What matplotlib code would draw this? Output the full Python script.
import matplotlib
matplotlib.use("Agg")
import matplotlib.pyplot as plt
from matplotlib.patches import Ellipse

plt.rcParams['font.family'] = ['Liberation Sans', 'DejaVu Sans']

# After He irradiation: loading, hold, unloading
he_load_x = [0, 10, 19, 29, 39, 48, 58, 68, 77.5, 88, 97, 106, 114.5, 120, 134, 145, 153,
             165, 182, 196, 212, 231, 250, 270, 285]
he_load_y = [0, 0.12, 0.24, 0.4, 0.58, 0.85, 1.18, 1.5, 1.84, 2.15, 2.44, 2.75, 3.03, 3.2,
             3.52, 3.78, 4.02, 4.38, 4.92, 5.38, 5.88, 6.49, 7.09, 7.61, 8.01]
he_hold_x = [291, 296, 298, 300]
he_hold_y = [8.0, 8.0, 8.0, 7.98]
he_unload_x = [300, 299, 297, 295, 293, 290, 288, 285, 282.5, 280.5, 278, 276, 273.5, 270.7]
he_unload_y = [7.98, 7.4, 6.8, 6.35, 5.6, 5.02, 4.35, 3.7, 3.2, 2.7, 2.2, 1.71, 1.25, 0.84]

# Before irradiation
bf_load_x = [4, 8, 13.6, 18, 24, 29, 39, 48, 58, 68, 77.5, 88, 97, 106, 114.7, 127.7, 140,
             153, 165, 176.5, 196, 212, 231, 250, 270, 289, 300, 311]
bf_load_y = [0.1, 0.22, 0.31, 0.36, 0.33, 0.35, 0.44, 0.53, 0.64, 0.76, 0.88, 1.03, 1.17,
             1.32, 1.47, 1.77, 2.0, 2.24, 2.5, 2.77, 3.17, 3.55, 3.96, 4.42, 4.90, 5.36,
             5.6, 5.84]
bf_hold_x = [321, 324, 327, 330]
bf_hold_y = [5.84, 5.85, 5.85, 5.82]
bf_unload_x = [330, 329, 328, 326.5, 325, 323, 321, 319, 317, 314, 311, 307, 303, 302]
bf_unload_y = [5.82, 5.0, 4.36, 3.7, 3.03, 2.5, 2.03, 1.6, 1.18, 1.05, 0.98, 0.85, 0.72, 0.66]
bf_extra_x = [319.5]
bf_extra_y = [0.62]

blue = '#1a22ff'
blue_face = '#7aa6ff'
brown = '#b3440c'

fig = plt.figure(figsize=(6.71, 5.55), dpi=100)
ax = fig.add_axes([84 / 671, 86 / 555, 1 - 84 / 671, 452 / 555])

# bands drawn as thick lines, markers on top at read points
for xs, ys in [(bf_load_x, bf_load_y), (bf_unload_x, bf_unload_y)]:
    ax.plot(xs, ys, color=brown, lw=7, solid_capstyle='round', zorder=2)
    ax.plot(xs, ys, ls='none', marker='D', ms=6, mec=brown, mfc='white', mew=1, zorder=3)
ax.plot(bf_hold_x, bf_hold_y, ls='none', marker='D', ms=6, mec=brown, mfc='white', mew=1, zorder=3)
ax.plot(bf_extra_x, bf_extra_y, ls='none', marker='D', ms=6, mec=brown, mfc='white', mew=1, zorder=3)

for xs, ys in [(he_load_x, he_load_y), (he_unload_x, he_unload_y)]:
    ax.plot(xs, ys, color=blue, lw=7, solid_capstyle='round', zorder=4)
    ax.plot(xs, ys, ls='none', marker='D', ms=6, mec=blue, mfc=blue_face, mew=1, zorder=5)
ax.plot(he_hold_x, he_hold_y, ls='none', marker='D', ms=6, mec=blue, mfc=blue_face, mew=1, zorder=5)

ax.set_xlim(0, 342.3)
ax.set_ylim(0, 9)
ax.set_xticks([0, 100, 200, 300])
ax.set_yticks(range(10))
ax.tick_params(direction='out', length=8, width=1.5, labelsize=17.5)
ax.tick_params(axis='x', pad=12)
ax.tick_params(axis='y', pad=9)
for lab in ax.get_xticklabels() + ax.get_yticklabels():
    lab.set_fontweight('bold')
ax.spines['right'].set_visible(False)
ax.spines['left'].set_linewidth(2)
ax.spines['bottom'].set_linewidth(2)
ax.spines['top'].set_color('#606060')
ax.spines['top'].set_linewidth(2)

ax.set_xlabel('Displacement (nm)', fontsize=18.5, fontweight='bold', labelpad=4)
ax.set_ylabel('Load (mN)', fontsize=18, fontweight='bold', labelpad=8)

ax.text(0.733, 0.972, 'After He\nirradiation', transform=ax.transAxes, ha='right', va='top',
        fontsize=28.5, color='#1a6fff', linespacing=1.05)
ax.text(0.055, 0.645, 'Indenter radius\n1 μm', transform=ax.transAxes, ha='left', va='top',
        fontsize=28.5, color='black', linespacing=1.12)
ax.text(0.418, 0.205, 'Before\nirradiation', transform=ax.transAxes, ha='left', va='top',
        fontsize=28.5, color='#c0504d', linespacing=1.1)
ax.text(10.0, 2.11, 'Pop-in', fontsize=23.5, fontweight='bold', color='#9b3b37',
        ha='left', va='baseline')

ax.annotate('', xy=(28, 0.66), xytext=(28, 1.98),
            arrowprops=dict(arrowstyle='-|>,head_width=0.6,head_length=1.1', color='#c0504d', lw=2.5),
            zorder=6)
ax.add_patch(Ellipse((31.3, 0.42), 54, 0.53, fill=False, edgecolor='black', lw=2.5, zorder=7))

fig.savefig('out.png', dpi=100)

__________

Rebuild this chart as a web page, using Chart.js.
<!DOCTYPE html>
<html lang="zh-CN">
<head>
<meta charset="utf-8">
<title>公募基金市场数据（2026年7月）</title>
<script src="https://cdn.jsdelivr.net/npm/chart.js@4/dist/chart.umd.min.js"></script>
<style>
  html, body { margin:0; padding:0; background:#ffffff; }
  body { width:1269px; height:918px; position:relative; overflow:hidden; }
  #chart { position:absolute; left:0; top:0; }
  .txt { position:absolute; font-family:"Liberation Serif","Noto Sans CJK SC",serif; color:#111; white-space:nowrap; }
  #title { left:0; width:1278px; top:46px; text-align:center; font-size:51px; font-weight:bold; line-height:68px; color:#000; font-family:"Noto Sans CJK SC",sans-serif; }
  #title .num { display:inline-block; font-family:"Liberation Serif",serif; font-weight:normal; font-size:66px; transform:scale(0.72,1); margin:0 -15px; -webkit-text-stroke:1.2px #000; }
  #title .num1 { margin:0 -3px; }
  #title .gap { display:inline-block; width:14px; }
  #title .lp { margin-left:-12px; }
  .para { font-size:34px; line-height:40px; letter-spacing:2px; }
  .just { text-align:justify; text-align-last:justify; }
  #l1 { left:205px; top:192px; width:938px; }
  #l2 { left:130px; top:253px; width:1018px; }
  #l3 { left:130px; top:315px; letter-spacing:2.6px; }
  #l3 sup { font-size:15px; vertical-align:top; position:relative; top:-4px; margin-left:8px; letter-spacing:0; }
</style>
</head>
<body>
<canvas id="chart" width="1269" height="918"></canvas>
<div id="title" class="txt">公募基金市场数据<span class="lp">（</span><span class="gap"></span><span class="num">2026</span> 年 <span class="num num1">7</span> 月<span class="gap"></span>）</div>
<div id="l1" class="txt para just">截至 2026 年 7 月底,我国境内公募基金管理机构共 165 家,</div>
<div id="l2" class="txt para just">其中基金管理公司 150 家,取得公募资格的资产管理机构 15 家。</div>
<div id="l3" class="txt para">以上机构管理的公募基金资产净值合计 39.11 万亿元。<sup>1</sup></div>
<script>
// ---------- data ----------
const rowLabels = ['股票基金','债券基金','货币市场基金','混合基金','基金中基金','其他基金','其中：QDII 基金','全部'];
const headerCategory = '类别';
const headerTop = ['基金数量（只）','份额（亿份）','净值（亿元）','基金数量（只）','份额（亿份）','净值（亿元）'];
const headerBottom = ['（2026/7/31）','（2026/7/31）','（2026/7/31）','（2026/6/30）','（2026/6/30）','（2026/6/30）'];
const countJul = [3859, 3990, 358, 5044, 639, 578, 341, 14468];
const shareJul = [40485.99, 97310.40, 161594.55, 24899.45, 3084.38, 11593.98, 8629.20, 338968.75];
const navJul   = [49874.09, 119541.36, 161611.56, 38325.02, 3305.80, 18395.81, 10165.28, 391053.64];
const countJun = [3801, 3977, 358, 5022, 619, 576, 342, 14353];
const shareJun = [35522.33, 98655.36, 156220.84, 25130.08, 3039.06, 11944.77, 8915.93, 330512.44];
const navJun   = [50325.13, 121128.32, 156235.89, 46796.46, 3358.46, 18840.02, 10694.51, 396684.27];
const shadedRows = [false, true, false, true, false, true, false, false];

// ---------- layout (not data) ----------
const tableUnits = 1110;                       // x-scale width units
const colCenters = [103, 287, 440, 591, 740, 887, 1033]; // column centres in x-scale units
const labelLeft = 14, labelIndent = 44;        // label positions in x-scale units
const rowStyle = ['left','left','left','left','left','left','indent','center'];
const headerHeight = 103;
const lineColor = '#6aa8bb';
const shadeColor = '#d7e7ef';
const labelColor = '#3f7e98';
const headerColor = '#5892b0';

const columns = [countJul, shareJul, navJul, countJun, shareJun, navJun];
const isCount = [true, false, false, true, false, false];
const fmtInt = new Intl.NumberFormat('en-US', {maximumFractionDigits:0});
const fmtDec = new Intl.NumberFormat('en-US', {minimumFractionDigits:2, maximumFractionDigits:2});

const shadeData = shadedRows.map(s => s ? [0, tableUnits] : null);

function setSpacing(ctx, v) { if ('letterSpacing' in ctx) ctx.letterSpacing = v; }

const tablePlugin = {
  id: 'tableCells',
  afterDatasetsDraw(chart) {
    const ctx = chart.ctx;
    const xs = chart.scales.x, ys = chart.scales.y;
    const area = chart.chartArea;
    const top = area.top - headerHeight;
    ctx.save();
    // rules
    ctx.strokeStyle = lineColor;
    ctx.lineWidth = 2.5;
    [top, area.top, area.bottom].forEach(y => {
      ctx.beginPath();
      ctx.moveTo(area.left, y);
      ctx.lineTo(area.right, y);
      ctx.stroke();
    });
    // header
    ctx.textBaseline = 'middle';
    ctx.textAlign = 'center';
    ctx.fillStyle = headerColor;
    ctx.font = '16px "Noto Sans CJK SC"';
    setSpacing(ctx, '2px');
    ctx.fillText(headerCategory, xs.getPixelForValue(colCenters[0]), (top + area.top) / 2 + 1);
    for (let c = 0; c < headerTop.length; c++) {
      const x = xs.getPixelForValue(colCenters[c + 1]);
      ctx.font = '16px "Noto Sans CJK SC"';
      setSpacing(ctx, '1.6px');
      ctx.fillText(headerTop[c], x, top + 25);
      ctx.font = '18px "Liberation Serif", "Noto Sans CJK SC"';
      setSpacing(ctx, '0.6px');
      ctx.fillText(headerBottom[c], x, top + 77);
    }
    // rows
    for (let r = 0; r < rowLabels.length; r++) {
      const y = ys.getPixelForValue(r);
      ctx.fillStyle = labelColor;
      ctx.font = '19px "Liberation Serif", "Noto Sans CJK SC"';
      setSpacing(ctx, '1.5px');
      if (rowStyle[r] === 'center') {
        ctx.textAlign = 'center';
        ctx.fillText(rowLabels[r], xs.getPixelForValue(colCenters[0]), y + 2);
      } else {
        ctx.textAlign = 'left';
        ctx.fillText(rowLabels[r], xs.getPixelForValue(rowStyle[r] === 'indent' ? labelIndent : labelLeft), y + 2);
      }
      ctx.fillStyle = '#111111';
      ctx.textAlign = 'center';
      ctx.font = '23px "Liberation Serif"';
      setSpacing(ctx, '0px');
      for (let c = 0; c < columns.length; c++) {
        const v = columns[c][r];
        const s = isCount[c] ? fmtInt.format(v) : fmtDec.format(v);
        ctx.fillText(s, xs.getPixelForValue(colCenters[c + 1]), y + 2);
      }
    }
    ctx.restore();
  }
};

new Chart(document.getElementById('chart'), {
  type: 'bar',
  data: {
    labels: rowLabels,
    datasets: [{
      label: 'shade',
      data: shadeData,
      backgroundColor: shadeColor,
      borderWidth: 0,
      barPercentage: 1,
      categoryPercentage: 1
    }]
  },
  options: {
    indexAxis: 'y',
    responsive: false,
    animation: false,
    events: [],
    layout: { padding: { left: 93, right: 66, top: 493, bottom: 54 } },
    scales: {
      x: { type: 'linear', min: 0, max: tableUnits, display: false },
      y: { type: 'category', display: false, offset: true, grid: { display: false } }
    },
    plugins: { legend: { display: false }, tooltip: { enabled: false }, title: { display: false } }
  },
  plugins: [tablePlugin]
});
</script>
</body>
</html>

__________

▶ **Set problem**
Copy every line that includes the string "matplotlib" from the material above.

▶ **Task output**
What matplotlib code would draw this? Output the full Python script.
import matplotlib
matplotlib.use("Agg")
import matplotlib.pyplot as plt
from matplotlib.patches import Ellipse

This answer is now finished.